Ukraine’s huge outflow of skilled blue-collar workers has created a significant shortage in the local labor market. In Kyiv’s crisis-free construction industry, for example, workers earn more than college professors and doctors.
While the trend has driven up wages, to argue that a blue-collar job can provide a decent living standard would be a hard sell. Especially when you sell like this:
Recruiter: I’ve been waiting for you for so long. I’ve been looking for you. I’ve almost lost hope. What a delight it is to have found you!
Job applicant: And how much will you pay me?
Recruiter: For these golden hands of yours [camera zooms in on man’s wedding ring], I would…
Job applicant: So?
Job applicant: That’s good!
Recruiter: It’s just base pay. Then you have bonuses, a full benefits package. You a turner of the fifth degree! A worker’s hands cost a bundle!
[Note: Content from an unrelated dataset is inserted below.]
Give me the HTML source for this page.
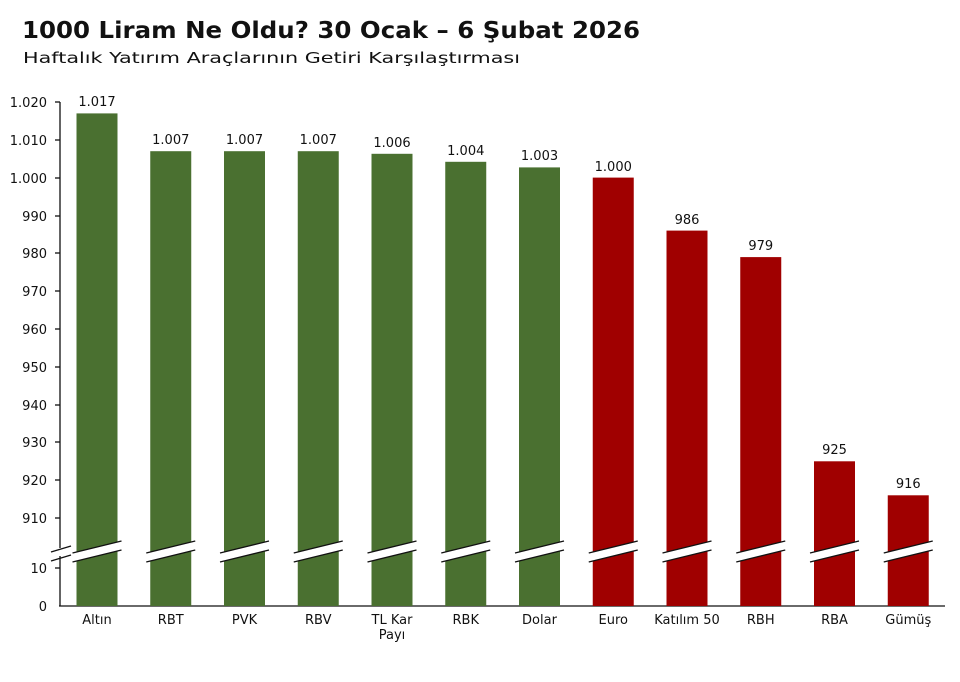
<!DOCTYPE html>
<html><head><meta charset="utf-8"><style>
body{margin:0;background:#fff}
svg text{font-family:"DejaVu Sans","Liberation Sans",sans-serif;fill:#111}
</style></head><body>
<svg width="960" height="677" viewBox="0 0 960 677" xmlns="http://www.w3.org/2000/svg">
<defs>
<g id="brk">
<polygon points="-4,553 45,541 45,550 -4,562" fill="#fff"/>
<line x1="-4" y1="553" x2="45" y2="541" stroke="#111" stroke-width="1.3"/>
<line x1="-4" y1="562" x2="45" y2="550" stroke="#111" stroke-width="1.3"/>
</g>
</defs>
<text x="22" y="38" font-size="23" font-weight="bold" textLength="618" lengthAdjust="spacingAndGlyphs">1000 Liram Ne Oldu? 30 Ocak – 6 Şubat 2026</text>
<text x="23" y="63" font-size="15" textLength="497" lengthAdjust="spacingAndGlyphs" fill="#222">Haftalık Yatırım Araçlarının Getiri Karşılaştırması</text>
<g font-size="13" text-anchor="end">
<text x="47" y="107">1.020</text><text x="47" y="145">1.010</text><text x="47" y="183">1.000</text>
<text x="47" y="221">990</text><text x="47" y="258">980</text><text x="47" y="296">970</text>
<text x="47" y="334">960</text><text x="47" y="372">950</text><text x="47" y="410">940</text>
<text x="47" y="447">930</text><text x="47" y="485">920</text><text x="47" y="523">910</text>
<text x="47" y="573">10</text><text x="47" y="611">0</text>
</g>
<g stroke="#111" stroke-width="1.3">
<line x1="60" y1="102" x2="60" y2="548"/><line x1="60" y1="556" x2="60" y2="606"/>
<line x1="59" y1="606" x2="945" y2="606"/>
<line x1="55" y1="102" x2="60" y2="102"/><line x1="55" y1="140" x2="60" y2="140"/><line x1="55" y1="178" x2="60" y2="178"/>
<line x1="55" y1="216" x2="60" y2="216"/><line x1="55" y1="253" x2="60" y2="253"/><line x1="55" y1="291" x2="60" y2="291"/>
<line x1="55" y1="329" x2="60" y2="329"/><line x1="55" y1="367" x2="60" y2="367"/><line x1="55" y1="405" x2="60" y2="405"/>
<line x1="55" y1="442" x2="60" y2="442"/><line x1="55" y1="480" x2="60" y2="480"/><line x1="55" y1="518" x2="60" y2="518"/>
<line x1="55" y1="568" x2="60" y2="568"/>
<line x1="51" y1="552" x2="71" y2="546"/><line x1="51" y1="561" x2="71" y2="555"/>
</g>
<g fill="#4a7030">
<rect x="76.5" y="113.4" width="41" height="492.6"/>
<rect x="150.25" y="151.2" width="41" height="454.8"/>
<rect x="224" y="151.2" width="41" height="454.8"/>
<rect x="297.75" y="151.2" width="41" height="454.8"/>
<rect x="371.5" y="153.8" width="41" height="452.2"/>
<rect x="445.25" y="161.8" width="41" height="444.2"/>
<rect x="519" y="167.4" width="41" height="438.6"/>
</g>
<g fill="#a00000">
<rect x="592.75" y="177.6" width="41" height="428.4"/>
<rect x="666.5" y="230.6" width="41" height="375.4"/>
<rect x="740.25" y="257.1" width="41" height="348.9"/>
<rect x="814" y="461.3" width="41" height="144.7"/>
<rect x="887.75" y="495.3" width="41" height="110.7"/>
</g>
<use href="#brk" x="76.5"/><use href="#brk" x="150.25"/><use href="#brk" x="224"/><use href="#brk" x="297.75"/>
<use href="#brk" x="371.5"/><use href="#brk" x="445.25"/><use href="#brk" x="519"/><use href="#brk" x="592.75"/>
<use href="#brk" x="666.5"/><use href="#brk" x="740.25"/><use href="#brk" x="814"/><use href="#brk" x="887.75"/>
<g font-size="13" text-anchor="middle">
<text x="97" y="106">1.017</text><text x="170.75" y="144">1.007</text><text x="244.5" y="144">1.007</text>
<text x="318.25" y="144">1.007</text><text x="392" y="147">1.006</text><text x="465.75" y="155">1.004</text>
<text x="539.5" y="160">1.003</text><text x="613.25" y="171">1.000</text><text x="687" y="224">986</text>
<text x="760.75" y="250">979</text><text x="834.5" y="454">925</text><text x="908.25" y="488">916</text>
<text x="97" y="624">Altın</text><text x="170.75" y="624">RBT</text><text x="244.5" y="624">PVK</text>
<text x="318.25" y="624">RBV</text><text x="392" y="624">TL Kar</text><text x="392" y="639">Payı</text>
<text x="465.75" y="624">RBK</text><text x="539.5" y="624">Dolar</text><text x="613.25" y="624">Euro</text>
<text x="687" y="624">Katılım 50</text><text x="760.75" y="624">RBH</text><text x="834.5" y="624">RBA</text>
<text x="908.25" y="624">Gümüş</text>
</g>
</svg>
</body></html>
Job applicant: That’s what I’ve been telling my son. He’s just like me: He’s going to be a turner!
Voiceover: A blue-collar occupation means:
Stabilnist today,
Confidence tomorrow,
Success forever!
Ministry of Labor, State Employment Service.
Welcome to Ukraine’s dumbest social ads! Instead of disclosing some financials — to compare them against costs of living — we have a commercial that plays on sexually suggestive and ethically questionable fantasies.
When you have stabilnist (stability) today, which escalates into confidence tomorrow and success forever, you have a credibility gap right there. In the mind of a critical thinker, these chronologically redundant and exalted rungs will send Maslow’s hierarchy of needs tumbling down like a house of cards.
Well, perhaps the Ministry of Labor's idea of the target audience did not include critically thinking turners. Taxpayers' money does not cost a bundle, right?